WHAT THE TASK REQUIRES:
In your copy, leave out the pictures; write out all the data exactly.

_ _ _ _

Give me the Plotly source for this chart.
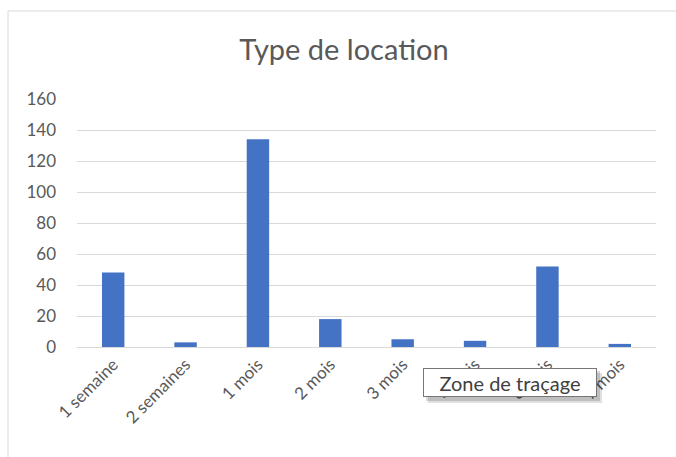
import plotly.graph_objects as go

categories = ["1 semaine", "2 semaines", "1 mois", "2 mois", "3 mois", "4 mois", "6 mois", "7 mois"]
values = [48, 3, 134, 18, 5, 4, 52, 2]
y_ticks = [0, 20, 40, 60, 80, 100, 120, 140, 160]

W, H = 676, 457
L, R, T, B = 77, 20, 99, 110
pw, ph = W - L - R, H - T - B

def px(x):
    return (x - L) / pw

def py(y):
    return (H - B - y) / ph

fig = go.Figure(go.Bar(
    x=categories, y=values,
    marker=dict(color="#4472C4", line=dict(width=0)),
    hoverinfo="skip",
))

font_main = "Lato, Open Sans, sans-serif"

fig.update_layout(
    width=W, height=H,
    margin=dict(l=L, r=R, t=T, b=B, autoexpand=False),
    paper_bgcolor="white", plot_bgcolor="white",
    bargap=0.69,
    showlegend=False,
    title=dict(text="Type de location", x=344 / W, xanchor="center",
               y=1 - 50 / H, yanchor="middle", xref="container", yref="container",
               font=dict(family=font_main, size=29, color="#595959")),
    xaxis=dict(tickangle=-45, showgrid=False, showline=True, linecolor="#d9d9d9",
               linewidth=1, ticks="", automargin=False,
               tickfont=dict(family=font_main, size=17, color="#595959")),
    yaxis=dict(range=[0, 160], tickvals=y_ticks, showgrid=True, gridcolor="#d9d9d9",
               gridwidth=1, zeroline=False, showline=False, ticks="",
               ticklabelstandoff=20, automargin=False,
               tickfont=dict(family=font_main, size=17, color="#595959")),
    shapes=[
        dict(type="rect", xref="paper", yref="paper",
             x0=px(8), x1=px(690), y0=py(470), y1=py(11),
             line=dict(color="#d9d9d9", width=1), fillcolor="rgba(0,0,0,0)", layer="below"),
        dict(type="rect", xref="paper", yref="paper",
             x0=px(428), x1=px(602), y0=py(403), y1=py(373),
             line=dict(width=0), fillcolor="rgba(0,0,0,0.12)", layer="above"),
        dict(type="rect", xref="paper", yref="paper",
             x0=px(426), x1=px(600), y0=py(401), y1=py(371),
             line=dict(width=0), fillcolor="rgba(0,0,0,0.15)", layer="above"),
    ],
    annotations=[
        dict(text="Zone de traçage", xref="paper", yref="paper",
             x=px(423), y=py(368), xanchor="left", yanchor="top",
             showarrow=False, width=168, height=23, align="center",
             bgcolor="white", bordercolor="#767676", borderwidth=1, borderpad=2,
             font=dict(family=font_main, size=20, color="#404040")),
    ],
)

fig.write_html("out.html", config={"displayModeBar": False},
               post_script="document.body.style.margin='0';")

_ _ _ _

EXERCISE ANSWER:
Give me the Plotly source for this chart.
import plotly.graph_objects as go

categories = ["1 semaine", "2 semaines", "1 mois", "2 mois", "3 mois", "4 mois", "6 mois", "7 mois"]
values = [48, 3, 134, 18, 5, 4, 52, 2]
y_ticks = [0, 20, 40, 60, 80, 100, 120, 140, 160]

W, H = 676, 457
L, R, T, B = 77, 20, 99, 110
pw, ph = W - L - R, H - T - B

def px(x):
    return (x - L) / pw

def py(y):
    return (H - B - y) / ph

fig = go.Figure(go.Bar(
    x=categories, y=values,
    marker=dict(color="#4472C4", line=dict(width=0)),
    hoverinfo="skip",
))

font_main = "Lato, Open Sans, sans-serif"

fig.update_layout(
    width=W, height=H,
    margin=dict(l=L, r=R, t=T, b=B, autoexpand=False),
    paper_bgcolor="white", plot_bgcolor="white",
    bargap=0.69,
    showlegend=False,
    title=dict(text="Type de location", x=344 / W, xanchor="center",
               y=1 - 50 / H, yanchor="middle", xref="container", yref="container",
               font=dict(family=font_main, size=29, color="#595959")),
    xaxis=dict(tickangle=-45, showgrid=False, showline=True, linecolor="#d9d9d9",
               linewidth=1, ticks="", automargin=False,
               tickfont=dict(family=font_main, size=17, color="#595959")),
    yaxis=dict(range=[0, 160], tickvals=y_ticks, showgrid=True, gridcolor="#d9d9d9",
               gridwidth=1, zeroline=False, showline=False, ticks="",
               ticklabelstandoff=20, automargin=False,
               tickfont=dict(family=font_main, size=17, color="#595959")),
    shapes=[
        dict(type="rect", xref="paper", yref="paper",
             x0=px(8), x1=px(690), y0=py(470), y1=py(11),
             line=dict(color="#d9d9d9", width=1), fillcolor="rgba(0,0,0,0)", layer="below"),
        dict(type="rect", xref="paper", yref="paper",
             x0=px(428), x1=px(602), y0=py(403), y1=py(373),
             line=dict(width=0), fillcolor="rgba(0,0,0,0.12)", layer="above"),
        dict(type="rect", xref="paper", yref="paper",
             x0=px(426), x1=px(600), y0=py(401), y1=py(371),
             line=dict(width=0), fillcolor="rgba(0,0,0,0.15)", layer="above"),
    ],
    annotations=[
        dict(text="Zone de traçage", xref="paper", yref="paper",
             x=px(423), y=py(368), xanchor="left", yanchor="top",
             showarrow=False, width=168, height=23, align="center",
             bgcolor="white", bordercolor="#767676", borderwidth=1, borderpad=2,
             font=dict(family=font_main, size=20, color="#404040")),
    ],
)

fig.write_html("out.html", config={"displayModeBar": False},
               post_script="document.body.style.margin='0';")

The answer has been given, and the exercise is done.